While the band never gained commercial success, their works are usually praised by critics. Their debut album, the eponymous Picchio dal Pozzo (1976, dedicated to Robert Wyatt) has been described as a "milestone of Italian rock music" and remains their most appreciated work.

Their second album Abbiamo tutti i suoi problemi moves even further into experimentation, and has been compared to Zappa, Henry Cow, The Muffins, and National Health.

After Abbiamo tutti i suoi problemi Picchio dal Pozzo disbanded.
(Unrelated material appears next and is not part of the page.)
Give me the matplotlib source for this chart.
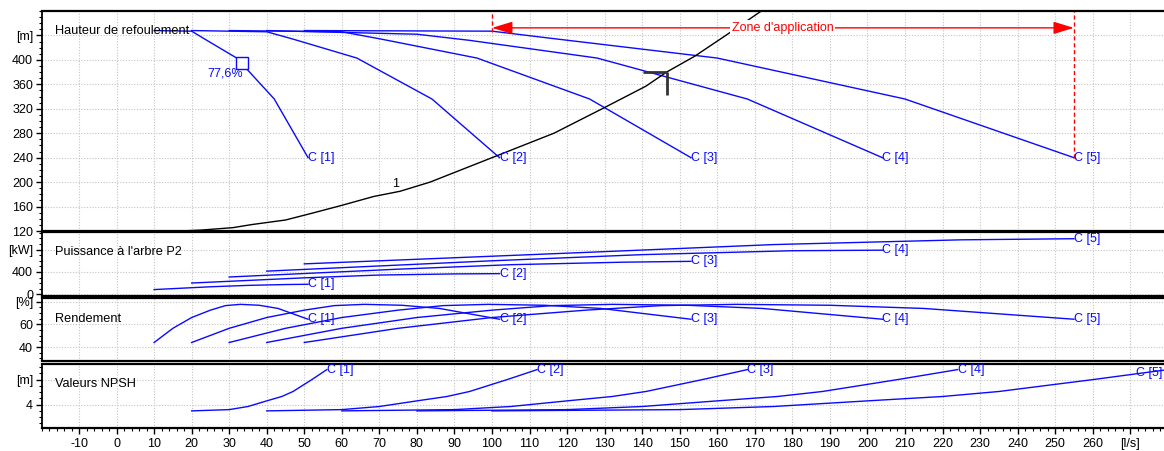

In the early 2000s, when many progressive rock bands from the 1970s were being "rediscovered" by revival-oriented labels, Picchio dal Pozzo's works were republished, along with a CD of unreleased material, published under the title Camere Zimmer Rooms. The band also reunited to play live in progressive rock events. In 2004, they published their first original recording since 1980, Picnic @ Valdapozzo, based on unreleased, readapted recordings featuring avantgarde/jazz singer Demetrio Stratos.
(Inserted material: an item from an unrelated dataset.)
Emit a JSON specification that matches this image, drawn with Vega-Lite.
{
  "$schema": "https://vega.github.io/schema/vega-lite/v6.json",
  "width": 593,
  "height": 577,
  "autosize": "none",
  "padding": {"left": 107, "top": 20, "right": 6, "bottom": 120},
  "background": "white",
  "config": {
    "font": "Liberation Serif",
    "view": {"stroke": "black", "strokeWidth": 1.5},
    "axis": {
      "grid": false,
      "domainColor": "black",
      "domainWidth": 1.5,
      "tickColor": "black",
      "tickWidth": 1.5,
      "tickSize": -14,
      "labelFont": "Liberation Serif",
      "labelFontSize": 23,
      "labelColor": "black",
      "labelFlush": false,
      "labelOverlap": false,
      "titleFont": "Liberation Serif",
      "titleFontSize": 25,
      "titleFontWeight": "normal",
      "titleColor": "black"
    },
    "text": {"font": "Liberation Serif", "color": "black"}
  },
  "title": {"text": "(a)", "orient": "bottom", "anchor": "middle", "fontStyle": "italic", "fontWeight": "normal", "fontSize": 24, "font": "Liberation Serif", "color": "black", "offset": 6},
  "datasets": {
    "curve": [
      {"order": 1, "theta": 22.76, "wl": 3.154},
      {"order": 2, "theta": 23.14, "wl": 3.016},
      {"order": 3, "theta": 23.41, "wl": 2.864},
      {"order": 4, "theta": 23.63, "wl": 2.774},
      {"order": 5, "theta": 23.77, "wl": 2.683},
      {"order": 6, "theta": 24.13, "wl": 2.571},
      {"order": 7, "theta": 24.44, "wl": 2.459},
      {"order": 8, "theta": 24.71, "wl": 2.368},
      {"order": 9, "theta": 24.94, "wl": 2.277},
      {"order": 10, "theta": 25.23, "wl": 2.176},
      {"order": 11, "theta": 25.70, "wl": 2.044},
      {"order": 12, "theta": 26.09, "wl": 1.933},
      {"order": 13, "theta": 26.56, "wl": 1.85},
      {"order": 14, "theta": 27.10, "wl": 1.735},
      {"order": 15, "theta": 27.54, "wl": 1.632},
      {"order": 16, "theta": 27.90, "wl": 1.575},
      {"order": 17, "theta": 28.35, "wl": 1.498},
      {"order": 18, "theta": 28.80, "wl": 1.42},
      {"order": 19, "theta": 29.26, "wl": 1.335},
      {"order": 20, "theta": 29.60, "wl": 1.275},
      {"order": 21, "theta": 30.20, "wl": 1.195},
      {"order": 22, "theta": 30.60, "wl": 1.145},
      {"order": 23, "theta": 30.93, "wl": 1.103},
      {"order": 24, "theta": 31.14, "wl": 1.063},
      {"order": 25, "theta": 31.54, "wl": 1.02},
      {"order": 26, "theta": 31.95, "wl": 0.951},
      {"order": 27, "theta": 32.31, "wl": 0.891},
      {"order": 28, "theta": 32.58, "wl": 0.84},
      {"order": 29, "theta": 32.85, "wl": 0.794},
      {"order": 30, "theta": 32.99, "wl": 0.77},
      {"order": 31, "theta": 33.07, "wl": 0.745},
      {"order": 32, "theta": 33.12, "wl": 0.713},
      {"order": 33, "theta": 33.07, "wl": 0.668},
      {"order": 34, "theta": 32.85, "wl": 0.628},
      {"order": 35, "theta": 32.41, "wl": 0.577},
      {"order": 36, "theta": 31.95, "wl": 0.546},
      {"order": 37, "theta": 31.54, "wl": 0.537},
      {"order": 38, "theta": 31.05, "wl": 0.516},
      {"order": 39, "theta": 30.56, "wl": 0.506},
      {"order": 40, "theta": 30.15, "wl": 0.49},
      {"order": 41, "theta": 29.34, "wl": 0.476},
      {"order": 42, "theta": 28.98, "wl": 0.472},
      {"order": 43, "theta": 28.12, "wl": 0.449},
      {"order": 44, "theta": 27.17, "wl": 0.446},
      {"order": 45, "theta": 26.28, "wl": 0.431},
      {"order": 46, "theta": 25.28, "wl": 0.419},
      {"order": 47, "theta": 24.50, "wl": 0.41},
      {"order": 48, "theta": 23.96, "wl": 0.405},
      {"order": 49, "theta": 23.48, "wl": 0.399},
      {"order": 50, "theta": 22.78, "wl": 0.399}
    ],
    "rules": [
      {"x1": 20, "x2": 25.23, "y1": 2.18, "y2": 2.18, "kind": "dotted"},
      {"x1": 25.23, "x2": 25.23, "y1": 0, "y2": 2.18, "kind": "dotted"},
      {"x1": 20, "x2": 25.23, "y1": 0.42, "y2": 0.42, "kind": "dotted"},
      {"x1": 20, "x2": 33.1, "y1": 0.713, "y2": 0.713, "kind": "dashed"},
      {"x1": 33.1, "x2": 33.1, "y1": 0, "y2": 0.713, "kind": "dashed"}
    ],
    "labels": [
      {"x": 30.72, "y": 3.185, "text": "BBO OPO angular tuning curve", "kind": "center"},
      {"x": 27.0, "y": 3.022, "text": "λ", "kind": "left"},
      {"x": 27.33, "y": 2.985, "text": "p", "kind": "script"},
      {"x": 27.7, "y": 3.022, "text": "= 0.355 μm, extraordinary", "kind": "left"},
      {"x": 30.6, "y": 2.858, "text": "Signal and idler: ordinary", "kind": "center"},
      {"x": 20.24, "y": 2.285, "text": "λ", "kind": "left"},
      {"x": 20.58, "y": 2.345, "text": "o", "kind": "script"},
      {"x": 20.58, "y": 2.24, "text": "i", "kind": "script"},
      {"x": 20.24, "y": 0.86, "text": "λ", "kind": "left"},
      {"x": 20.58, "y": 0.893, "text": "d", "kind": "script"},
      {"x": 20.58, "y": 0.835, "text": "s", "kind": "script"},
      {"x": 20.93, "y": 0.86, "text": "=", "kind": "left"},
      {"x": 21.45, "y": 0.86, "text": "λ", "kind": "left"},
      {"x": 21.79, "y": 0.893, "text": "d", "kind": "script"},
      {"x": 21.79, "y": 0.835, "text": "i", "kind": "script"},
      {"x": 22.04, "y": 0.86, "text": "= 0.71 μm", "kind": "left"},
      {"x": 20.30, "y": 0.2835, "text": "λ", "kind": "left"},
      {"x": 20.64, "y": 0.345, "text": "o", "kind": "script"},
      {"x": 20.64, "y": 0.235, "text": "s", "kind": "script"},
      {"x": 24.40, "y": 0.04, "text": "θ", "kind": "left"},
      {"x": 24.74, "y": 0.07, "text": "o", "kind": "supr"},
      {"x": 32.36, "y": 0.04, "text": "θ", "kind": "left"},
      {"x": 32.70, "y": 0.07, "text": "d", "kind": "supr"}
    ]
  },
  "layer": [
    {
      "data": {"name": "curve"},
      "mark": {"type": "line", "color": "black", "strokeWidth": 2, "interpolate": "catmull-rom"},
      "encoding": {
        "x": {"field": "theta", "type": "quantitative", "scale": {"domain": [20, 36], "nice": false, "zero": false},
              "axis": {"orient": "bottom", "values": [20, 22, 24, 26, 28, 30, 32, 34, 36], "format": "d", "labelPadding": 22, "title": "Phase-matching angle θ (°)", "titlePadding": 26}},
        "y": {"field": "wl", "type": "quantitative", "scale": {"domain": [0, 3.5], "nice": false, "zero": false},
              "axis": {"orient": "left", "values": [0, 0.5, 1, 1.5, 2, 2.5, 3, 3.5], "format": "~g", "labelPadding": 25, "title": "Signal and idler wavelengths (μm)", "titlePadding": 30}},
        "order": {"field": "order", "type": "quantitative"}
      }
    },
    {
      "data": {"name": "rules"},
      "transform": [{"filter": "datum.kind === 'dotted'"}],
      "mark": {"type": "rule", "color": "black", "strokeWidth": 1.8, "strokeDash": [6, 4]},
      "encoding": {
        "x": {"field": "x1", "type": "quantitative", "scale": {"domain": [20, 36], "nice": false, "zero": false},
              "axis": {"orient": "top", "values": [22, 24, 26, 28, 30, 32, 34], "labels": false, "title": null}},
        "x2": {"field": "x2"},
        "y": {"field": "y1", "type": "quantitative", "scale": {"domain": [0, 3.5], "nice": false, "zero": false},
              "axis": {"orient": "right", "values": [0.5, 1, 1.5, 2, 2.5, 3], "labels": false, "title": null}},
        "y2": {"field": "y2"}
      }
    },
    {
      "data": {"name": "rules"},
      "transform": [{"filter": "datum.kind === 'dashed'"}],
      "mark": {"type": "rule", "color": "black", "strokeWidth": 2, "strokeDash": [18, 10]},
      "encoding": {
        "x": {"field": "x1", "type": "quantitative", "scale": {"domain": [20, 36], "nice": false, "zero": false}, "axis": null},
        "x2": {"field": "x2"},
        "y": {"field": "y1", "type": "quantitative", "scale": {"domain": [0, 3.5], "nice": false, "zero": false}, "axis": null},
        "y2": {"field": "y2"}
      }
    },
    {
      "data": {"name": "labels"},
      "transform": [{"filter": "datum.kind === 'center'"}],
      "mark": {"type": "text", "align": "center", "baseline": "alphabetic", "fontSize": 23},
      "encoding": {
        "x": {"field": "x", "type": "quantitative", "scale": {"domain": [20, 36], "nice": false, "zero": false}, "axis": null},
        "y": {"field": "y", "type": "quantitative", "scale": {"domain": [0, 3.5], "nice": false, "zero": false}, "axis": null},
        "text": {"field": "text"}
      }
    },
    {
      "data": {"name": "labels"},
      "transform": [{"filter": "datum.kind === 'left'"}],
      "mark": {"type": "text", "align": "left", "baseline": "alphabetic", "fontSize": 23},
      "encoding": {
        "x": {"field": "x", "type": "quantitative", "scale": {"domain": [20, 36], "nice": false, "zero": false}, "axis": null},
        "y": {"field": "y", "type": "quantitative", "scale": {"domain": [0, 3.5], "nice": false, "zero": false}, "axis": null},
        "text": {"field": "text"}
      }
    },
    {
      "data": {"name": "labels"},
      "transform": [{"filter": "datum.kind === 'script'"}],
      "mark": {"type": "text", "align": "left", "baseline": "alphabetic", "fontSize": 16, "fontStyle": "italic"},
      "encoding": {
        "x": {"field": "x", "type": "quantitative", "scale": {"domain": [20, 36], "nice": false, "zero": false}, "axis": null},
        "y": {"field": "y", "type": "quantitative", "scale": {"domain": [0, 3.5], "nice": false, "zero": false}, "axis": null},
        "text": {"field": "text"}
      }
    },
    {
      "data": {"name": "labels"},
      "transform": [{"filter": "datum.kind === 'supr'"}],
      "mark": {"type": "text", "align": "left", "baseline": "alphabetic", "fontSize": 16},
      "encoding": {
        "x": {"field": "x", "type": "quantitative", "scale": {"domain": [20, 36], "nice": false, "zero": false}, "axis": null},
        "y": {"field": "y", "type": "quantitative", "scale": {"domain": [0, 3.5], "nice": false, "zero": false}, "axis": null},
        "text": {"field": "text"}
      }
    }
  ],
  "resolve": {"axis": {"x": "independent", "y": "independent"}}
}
The band is still active and issued a live album in 2011.

== Lineup ==

- Aldo De Scalzi (1976–present): keyboards, percussions, vocals
- Paolo Griguolo (1976–present): guitar, vocals
- Giorgio Karaghiosoff (1976): saxophone, flute, percussions, vocals
- Andrea Beccari (1976–present): bass, vocals
- Claudio Lugo (1977–1979): saxophone, flute
- Roberto Romani (1977–present): saxophone, flute
- Aldo Di Marco (1977–present): drums, percussions

== Discography ==

- Picchio dal pozzo (Grog 1976)
- Abbiamo tutti i suoi problemi (L'Orchestra 1980)
- Camere Zimmer Rooms (Cuneiform 2001)
- Picnic @ Valdapozzo (Auditorium 2004)
- A_Live (Altrock 2011)
- In Camporella (Cuneiform 2023, live 2004)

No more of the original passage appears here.